Because they worked so closely together for so long (three seasons in Philadelphia, four in Oakland), Callahan and Gruden have several similar coaching theories. But there also are many differences, both in style and substance.
"Their offensive philosophies are very similar, but their approach toward coaching is really radically different," veteran defensive end Trace Armstrong said. "Jon is very energetic, very demonstrative. He gets fired up in meetings, and he's that way on the practice field. Bill is more reserved, very calculated in how he deals with the team, how we prepares, how he runs a meeting.
"I think where Coach Gruden relied on emotion a little more, Bill always has a plan. You know when you come into a meeting, he's thought very carefully about what he wants to say and how he wants it to come off."
Football-wise, there is a stark difference, too. Callahan has a penchant to be extremely aggressive offensively.
"He has, like, that killer instinct," Rice said.
With the media, Callahan is stiff, distant and almost always painfully bland. He laughs when someone asks about operating within the Raiders' bunker, but you get the feeling he isn't joking.
He talks mostly in cliches and coach-speak, insisting the success of the team is what's most important, at various times last week mentioning the "two R's" (rest and routine), the "3-D approach" (demeanor, definition and detail) and the use of "LRPs" (limited role players; i.e., scrubs).
Occasionally, players say, his language gets more colorful.
"I don't know what he shows y'all, but he's a totally different person when y'all leave and that gate closes," guard Frank Middleton said. "The horns come out, and the pitchfork comes out. He's an old (offensive) line coach, and all O-line coaches got a little fire to them."

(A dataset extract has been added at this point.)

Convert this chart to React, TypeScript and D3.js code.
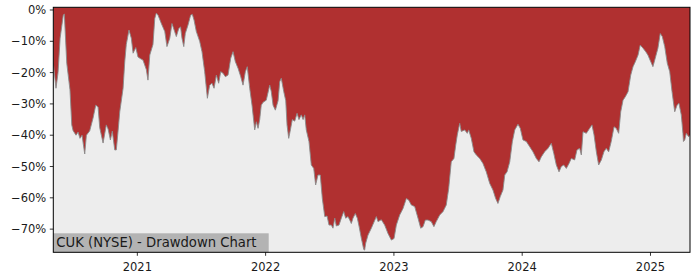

Basically, it's just another example of Callahan doing whatever is necessary. Acknowledging he was a rookie coach, he occasionally would take the unorthodox step of asking veterans for feedback.
Knowing he had an older team, he cut back the length and physical nature of practices. Realizing the season could slip away during a four-game losing streak, he made it a point to stay calm and even-keeled.
"He's not this one-hammer-for-every-stone type of guy," Wheatley said. "He has many different hammers and chisels. He approaches different people different ways."
The quest for perfection surfaces frequently as Callahan abhors practice-field mistakes and will stop a sloppy drill and make players do it over and over.
"He'll start every drill over from the top, special teams, walk-throughs, ... meetings," Wheatley said. "If he could start the day over, he would. "Everyone go home and come back, and let's start the day over from 7 a.m."'
That same internal drive also spawns creativity. The Raiders change blocking schemes and add offensive formations weekly. "He's one of those guys who always wants to give new looks," Middleton said. "We talk about him running out of new looks, but he just keeps making up new things. His brain is far ahead of everyone else. It's like he's been waiting for this his whole life, and he's just pulling things out of his butt right now. And good things."
Callahan in a season?
"I don't know if the Raiders could have done any better," 15-year veteran Tim Brown said. "As a matter of fact, I know they couldn't have."